JPS1 How does the engineer of a freight train control the slack if the train stops on an upgrade? Downgrade? No grade (if there is such a thing)? On a recent trip from El Paso to Tuscon on the Sunset Limited, a Texas Eagle passenger on the through sleeper told me that he did not like to ride in the last car because of the whipping effect created by the slack running in and out. I am under the impression that Amtrak's Superliner cars, at least, have practically no slack action because of the lock tight couplers. Am I correct?
How does the engineer of a freight train control the slack if the train stops on an upgrade? Downgrade? No grade (if there is such a thing)?
On a recent trip from El Paso to Tuscon on the Sunset Limited, a Texas Eagle passenger on the through sleeper told me that he did not like to ride in the last car because of the whipping effect created by the slack running in and out.

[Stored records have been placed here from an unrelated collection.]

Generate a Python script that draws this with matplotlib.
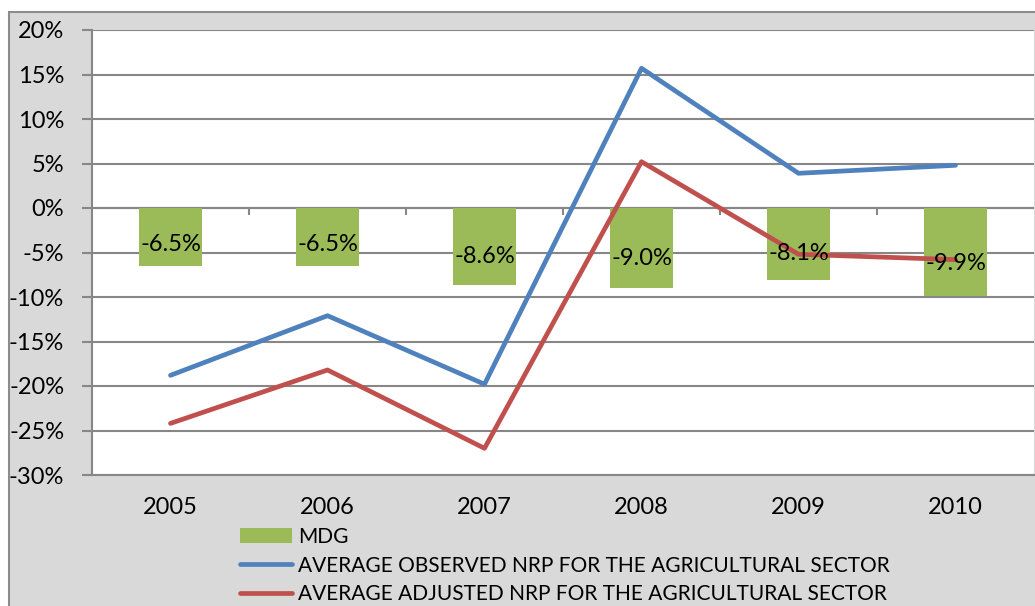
import numpy as np
import matplotlib
matplotlib.use("Agg")
import matplotlib.pyplot as plt
from matplotlib.patches import Rectangle
from matplotlib.ticker import FuncFormatter

years = ["2005", "2006", "2007", "2008", "2009", "2010"]
mdg = [-6.5, -6.5, -8.6, -9.0, -8.1, -9.9]
observed = [-18.8, -12.1, -19.8, 15.7, 3.9, 4.8]
adjusted = [-24.2, -18.2, -27.0, 5.2, -5.2, -5.8]

plt.rcParams["font.family"] = ["Lato", "DejaVu Sans"]

GREEN, BLUE, RED = "#9BBB59", "#4F81BD", "#C0504D"
GRID = "#878787"

fig = plt.figure(figsize=(10.35, 6.06), dpi=100, facecolor="white")
# gray chart area (Excel style)
fig.patches.append(Rectangle((9 / 1035, -0.1), 1.2, (606 - 12) / 606 + 0.1,
                             transform=fig.transFigure, facecolor="#D9D9D9",
                             edgecolor="#8C8C8C", linewidth=1.5, zorder=-5))
ax = fig.add_axes([92 / 1035, 131 / 606, 942 / 1035, 445 / 606])
ax.set_facecolor("white")

x = np.arange(len(years))
hb = ax.bar(x, mdg, width=0.4, color=GREEN, label="MDG", zorder=2)
hobs, = ax.plot(x, observed, color=BLUE, lw=3.4, solid_capstyle="round",
                label="AVERAGE OBSERVED NRP FOR THE AGRICULTURAL SECTOR", zorder=3)
hadj, = ax.plot(x, adjusted, color=RED, lw=3.4, solid_capstyle="round",
                label="AVERAGE ADJUSTED NRP FOR THE AGRICULTURAL SECTOR", zorder=3)

for xi, v in zip(x, mdg):
    ax.text(xi, v * 0.63, f"{v:.1f}%", ha="center", va="center",
            fontsize=17, color="black", zorder=5)

ax.set_xlim(-0.5, len(years) - 0.5)
ax.set_ylim(-30, 20)
ax.set_yticks(np.arange(-30, 21, 5))
ax.yaxis.set_major_formatter(FuncFormatter(lambda v, p: f"{v:.0f}%"))
ax.grid(axis="y", color=GRID, lw=1.5, zorder=1)
ax.set_axisbelow(True)

# category axis crosses at zero, with tick marks at category boundaries
ax.axhline(0, color=GRID, lw=1.5, zorder=1)
ax.vlines(np.arange(len(years) - 1) + 0.5, -0.8, 0, color=GRID, lw=1.5, zorder=1)

ax.set_xticks(x)
ax.set_xticklabels(years)
ax.tick_params(axis="x", length=0, pad=16, labelsize=17)
ax.tick_params(axis="y", length=7, width=1.5, color=GRID, pad=13, labelsize=17)

for s in ["top", "right"]:
    ax.spines[s].set_visible(False)
for s in ["left", "bottom"]:
    ax.spines[s].set_color(GRID)
    ax.spines[s].set_linewidth(1.5)

leg = fig.legend([hb, hobs, hadj], [hb.get_label(), hobs.get_label(), hadj.get_label()],
                 loc="upper left", bbox_to_anchor=(240 / 1035, 79 / 606),
                 frameon=False, fontsize=15, handlelength=2.5, handletextpad=0.3,
                 labelspacing=0.42, borderpad=0, borderaxespad=0)

fig.savefig("out.png", dpi=100, facecolor="white")
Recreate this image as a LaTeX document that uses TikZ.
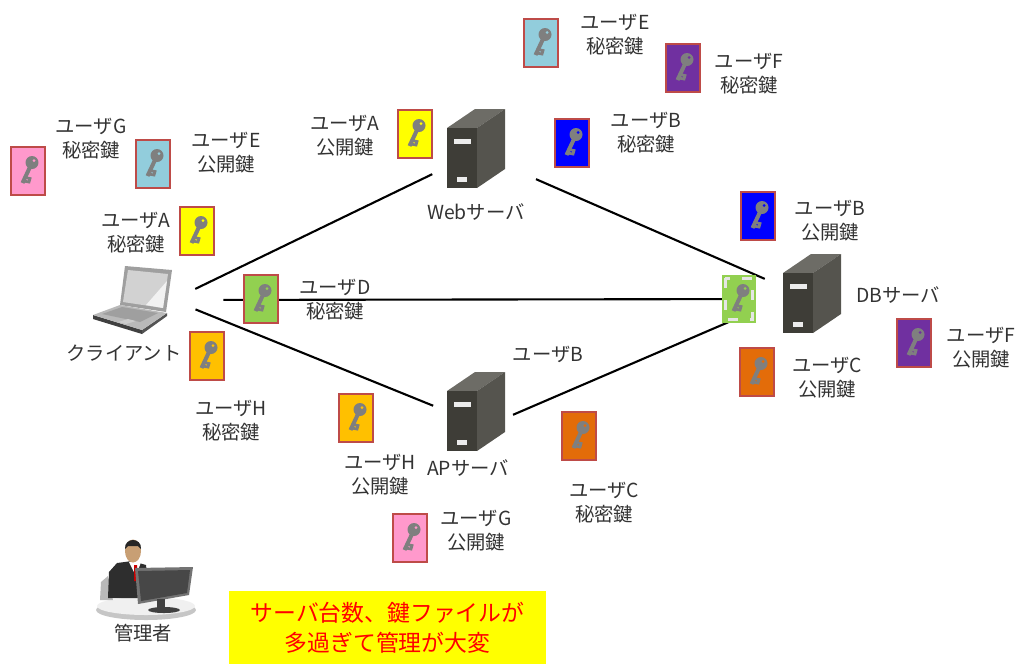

I am under the impression that Amtrak's Superliner cars, at least, have practically no slack action because of the lock tight couplers. Am I correct?
The only adverse side-to-side motion I recall comes from the rocking caused by track that needs surfacing (the worst ever in my memory came last year when the California Zephyr was detoured across Wyoming and we had to enter Denver over the Belt Line--which seriously needed surfacing. I did not remember such rocking the year before when we were detoured going west.